• Work instructions: Leave out the pictures; transcribe all else exactly.

- - - - - - -

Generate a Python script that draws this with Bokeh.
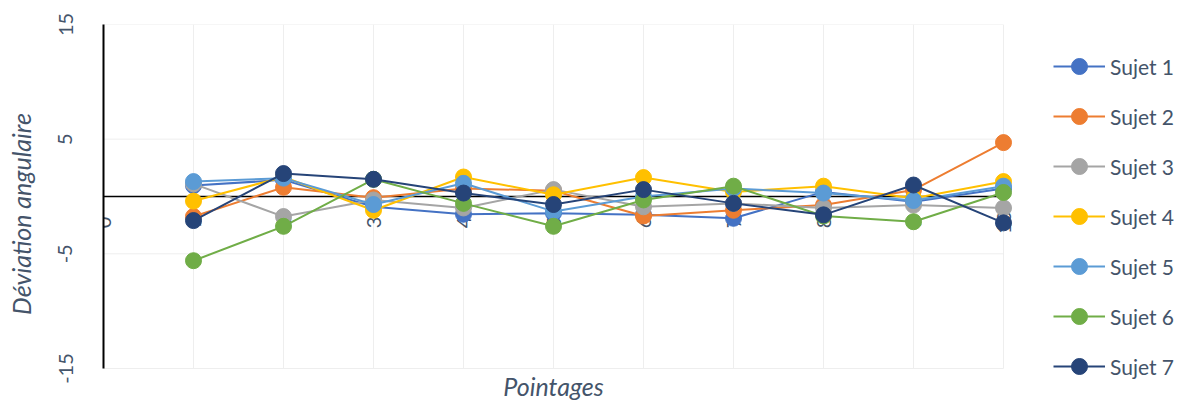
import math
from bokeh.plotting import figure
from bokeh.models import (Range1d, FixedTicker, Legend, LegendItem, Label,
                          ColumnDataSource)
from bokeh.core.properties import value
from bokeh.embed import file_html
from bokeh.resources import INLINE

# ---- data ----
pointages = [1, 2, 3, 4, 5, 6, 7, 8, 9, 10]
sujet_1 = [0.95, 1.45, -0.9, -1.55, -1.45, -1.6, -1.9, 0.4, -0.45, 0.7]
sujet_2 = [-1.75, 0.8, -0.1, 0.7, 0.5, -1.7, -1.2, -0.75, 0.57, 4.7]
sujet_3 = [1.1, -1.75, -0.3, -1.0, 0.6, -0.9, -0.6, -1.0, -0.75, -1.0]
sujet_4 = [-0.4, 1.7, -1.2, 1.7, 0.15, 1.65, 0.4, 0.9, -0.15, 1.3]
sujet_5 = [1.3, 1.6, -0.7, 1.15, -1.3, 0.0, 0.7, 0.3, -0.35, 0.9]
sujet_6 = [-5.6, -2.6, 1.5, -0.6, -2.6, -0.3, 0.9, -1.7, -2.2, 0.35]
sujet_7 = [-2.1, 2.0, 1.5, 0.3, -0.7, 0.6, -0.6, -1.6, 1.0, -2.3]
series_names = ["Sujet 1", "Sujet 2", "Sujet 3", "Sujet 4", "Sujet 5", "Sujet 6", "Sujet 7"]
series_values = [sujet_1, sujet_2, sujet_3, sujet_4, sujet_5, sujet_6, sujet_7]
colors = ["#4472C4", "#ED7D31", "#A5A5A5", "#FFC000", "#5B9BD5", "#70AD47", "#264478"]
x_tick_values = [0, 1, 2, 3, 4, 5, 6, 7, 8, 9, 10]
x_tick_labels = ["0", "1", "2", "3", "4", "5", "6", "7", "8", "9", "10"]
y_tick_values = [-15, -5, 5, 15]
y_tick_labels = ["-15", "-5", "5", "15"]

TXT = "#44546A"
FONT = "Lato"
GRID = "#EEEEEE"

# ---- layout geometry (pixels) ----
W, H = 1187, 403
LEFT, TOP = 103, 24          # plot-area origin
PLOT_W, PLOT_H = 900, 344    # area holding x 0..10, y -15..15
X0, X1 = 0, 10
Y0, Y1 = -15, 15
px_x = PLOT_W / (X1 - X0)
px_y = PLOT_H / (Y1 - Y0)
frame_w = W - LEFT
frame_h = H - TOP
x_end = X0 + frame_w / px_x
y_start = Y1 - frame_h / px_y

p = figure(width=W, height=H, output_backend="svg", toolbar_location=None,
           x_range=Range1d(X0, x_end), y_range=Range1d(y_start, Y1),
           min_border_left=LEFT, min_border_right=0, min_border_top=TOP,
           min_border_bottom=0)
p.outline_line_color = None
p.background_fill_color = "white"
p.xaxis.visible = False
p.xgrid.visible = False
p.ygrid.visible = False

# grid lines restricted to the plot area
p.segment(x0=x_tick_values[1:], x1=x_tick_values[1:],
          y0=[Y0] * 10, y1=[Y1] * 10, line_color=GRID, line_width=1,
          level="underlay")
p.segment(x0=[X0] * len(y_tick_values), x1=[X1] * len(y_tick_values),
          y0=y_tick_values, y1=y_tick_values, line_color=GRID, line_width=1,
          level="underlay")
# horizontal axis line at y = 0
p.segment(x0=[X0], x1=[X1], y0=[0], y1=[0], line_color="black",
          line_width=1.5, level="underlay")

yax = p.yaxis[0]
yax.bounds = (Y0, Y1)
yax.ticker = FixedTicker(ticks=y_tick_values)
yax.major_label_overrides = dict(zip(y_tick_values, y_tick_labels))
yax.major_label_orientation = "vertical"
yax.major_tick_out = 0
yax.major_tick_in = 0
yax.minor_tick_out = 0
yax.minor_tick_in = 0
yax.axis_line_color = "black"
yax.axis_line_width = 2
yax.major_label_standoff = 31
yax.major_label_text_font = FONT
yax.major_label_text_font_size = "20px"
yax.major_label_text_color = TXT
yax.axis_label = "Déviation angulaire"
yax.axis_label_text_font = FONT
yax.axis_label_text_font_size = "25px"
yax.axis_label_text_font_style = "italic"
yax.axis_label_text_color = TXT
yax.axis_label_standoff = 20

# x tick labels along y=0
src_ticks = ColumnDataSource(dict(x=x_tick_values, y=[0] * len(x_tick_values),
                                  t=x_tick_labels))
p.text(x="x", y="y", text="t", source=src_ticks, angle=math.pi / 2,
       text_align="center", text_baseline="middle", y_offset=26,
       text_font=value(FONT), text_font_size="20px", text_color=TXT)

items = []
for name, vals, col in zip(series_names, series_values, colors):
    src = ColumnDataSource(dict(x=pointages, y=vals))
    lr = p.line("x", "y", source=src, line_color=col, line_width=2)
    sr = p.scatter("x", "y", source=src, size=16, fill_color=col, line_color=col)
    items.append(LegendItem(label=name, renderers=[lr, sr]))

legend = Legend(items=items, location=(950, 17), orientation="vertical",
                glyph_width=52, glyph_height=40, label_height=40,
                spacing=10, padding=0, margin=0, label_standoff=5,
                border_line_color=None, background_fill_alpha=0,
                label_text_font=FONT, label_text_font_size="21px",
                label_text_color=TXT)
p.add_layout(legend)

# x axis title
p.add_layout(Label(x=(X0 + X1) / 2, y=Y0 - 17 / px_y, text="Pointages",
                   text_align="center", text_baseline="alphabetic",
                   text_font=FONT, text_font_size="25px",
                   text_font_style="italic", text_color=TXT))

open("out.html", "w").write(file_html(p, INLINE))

- - - - - - -

• Reply to the task:
Generate a Python script that draws this with Bokeh.
import math
from bokeh.plotting import figure
from bokeh.models import (Range1d, FixedTicker, Legend, LegendItem, Label,
                          ColumnDataSource)
from bokeh.core.properties import value
from bokeh.embed import file_html
from bokeh.resources import INLINE

# ---- data ----
pointages = [1, 2, 3, 4, 5, 6, 7, 8, 9, 10]
sujet_1 = [0.95, 1.45, -0.9, -1.55, -1.45, -1.6, -1.9, 0.4, -0.45, 0.7]
sujet_2 = [-1.75, 0.8, -0.1, 0.7, 0.5, -1.7, -1.2, -0.75, 0.57, 4.7]
sujet_3 = [1.1, -1.75, -0.3, -1.0, 0.6, -0.9, -0.6, -1.0, -0.75, -1.0]
sujet_4 = [-0.4, 1.7, -1.2, 1.7, 0.15, 1.65, 0.4, 0.9, -0.15, 1.3]
sujet_5 = [1.3, 1.6, -0.7, 1.15, -1.3, 0.0, 0.7, 0.3, -0.35, 0.9]
sujet_6 = [-5.6, -2.6, 1.5, -0.6, -2.6, -0.3, 0.9, -1.7, -2.2, 0.35]
sujet_7 = [-2.1, 2.0, 1.5, 0.3, -0.7, 0.6, -0.6, -1.6, 1.0, -2.3]
series_names = ["Sujet 1", "Sujet 2", "Sujet 3", "Sujet 4", "Sujet 5", "Sujet 6", "Sujet 7"]
series_values = [sujet_1, sujet_2, sujet_3, sujet_4, sujet_5, sujet_6, sujet_7]
colors = ["#4472C4", "#ED7D31", "#A5A5A5", "#FFC000", "#5B9BD5", "#70AD47", "#264478"]
x_tick_values = [0, 1, 2, 3, 4, 5, 6, 7, 8, 9, 10]
x_tick_labels = ["0", "1", "2", "3", "4", "5", "6", "7", "8", "9", "10"]
y_tick_values = [-15, -5, 5, 15]
y_tick_labels = ["-15", "-5", "5", "15"]

TXT = "#44546A"
FONT = "Lato"
GRID = "#EEEEEE"

# ---- layout geometry (pixels) ----
W, H = 1187, 403
LEFT, TOP = 103, 24          # plot-area origin
PLOT_W, PLOT_H = 900, 344    # area holding x 0..10, y -15..15
X0, X1 = 0, 10
Y0, Y1 = -15, 15
px_x = PLOT_W / (X1 - X0)
px_y = PLOT_H / (Y1 - Y0)
frame_w = W - LEFT
frame_h = H - TOP
x_end = X0 + frame_w / px_x
y_start = Y1 - frame_h / px_y

p = figure(width=W, height=H, output_backend="svg", toolbar_location=None,
           x_range=Range1d(X0, x_end), y_range=Range1d(y_start, Y1),
           min_border_left=LEFT, min_border_right=0, min_border_top=TOP,
           min_border_bottom=0)
p.outline_line_color = None
p.background_fill_color = "white"
p.xaxis.visible = False
p.xgrid.visible = False
p.ygrid.visible = False

# grid lines restricted to the plot area
p.segment(x0=x_tick_values[1:], x1=x_tick_values[1:],
          y0=[Y0] * 10, y1=[Y1] * 10, line_color=GRID, line_width=1,
          level="underlay")
p.segment(x0=[X0] * len(y_tick_values), x1=[X1] * len(y_tick_values),
          y0=y_tick_values, y1=y_tick_values, line_color=GRID, line_width=1,
          level="underlay")
# horizontal axis line at y = 0
p.segment(x0=[X0], x1=[X1], y0=[0], y1=[0], line_color="black",
          line_width=1.5, level="underlay")

yax = p.yaxis[0]
yax.bounds = (Y0, Y1)
yax.ticker = FixedTicker(ticks=y_tick_values)
yax.major_label_overrides = dict(zip(y_tick_values, y_tick_labels))
yax.major_label_orientation = "vertical"
yax.major_tick_out = 0
yax.major_tick_in = 0
yax.minor_tick_out = 0
yax.minor_tick_in = 0
yax.axis_line_color = "black"
yax.axis_line_width = 2
yax.major_label_standoff = 31
yax.major_label_text_font = FONT
yax.major_label_text_font_size = "20px"
yax.major_label_text_color = TXT
yax.axis_label = "Déviation angulaire"
yax.axis_label_text_font = FONT
yax.axis_label_text_font_size = "25px"
yax.axis_label_text_font_style = "italic"
yax.axis_label_text_color = TXT
yax.axis_label_standoff = 20

# x tick labels along y=0
src_ticks = ColumnDataSource(dict(x=x_tick_values, y=[0] * len(x_tick_values),
                                  t=x_tick_labels))
p.text(x="x", y="y", text="t", source=src_ticks, angle=math.pi / 2,
       text_align="center", text_baseline="middle", y_offset=26,
       text_font=value(FONT), text_font_size="20px", text_color=TXT)

items = []
for name, vals, col in zip(series_names, series_values, colors):
    src = ColumnDataSource(dict(x=pointages, y=vals))
    lr = p.line("x", "y", source=src, line_color=col, line_width=2)
    sr = p.scatter("x", "y", source=src, size=16, fill_color=col, line_color=col)
    items.append(LegendItem(label=name, renderers=[lr, sr]))

legend = Legend(items=items, location=(950, 17), orientation="vertical",
                glyph_width=52, glyph_height=40, label_height=40,
                spacing=10, padding=0, margin=0, label_standoff=5,
                border_line_color=None, background_fill_alpha=0,
                label_text_font=FONT, label_text_font_size="21px",
                label_text_color=TXT)
p.add_layout(legend)

# x axis title
p.add_layout(Label(x=(X0 + X1) / 2, y=Y0 - 17 / px_y, text="Pointages",
                   text_align="center", text_baseline="alphabetic",
                   text_font=FONT, text_font_size="25px",
                   text_font_style="italic", text_color=TXT))

open("out.html", "w").write(file_html(p, INLINE))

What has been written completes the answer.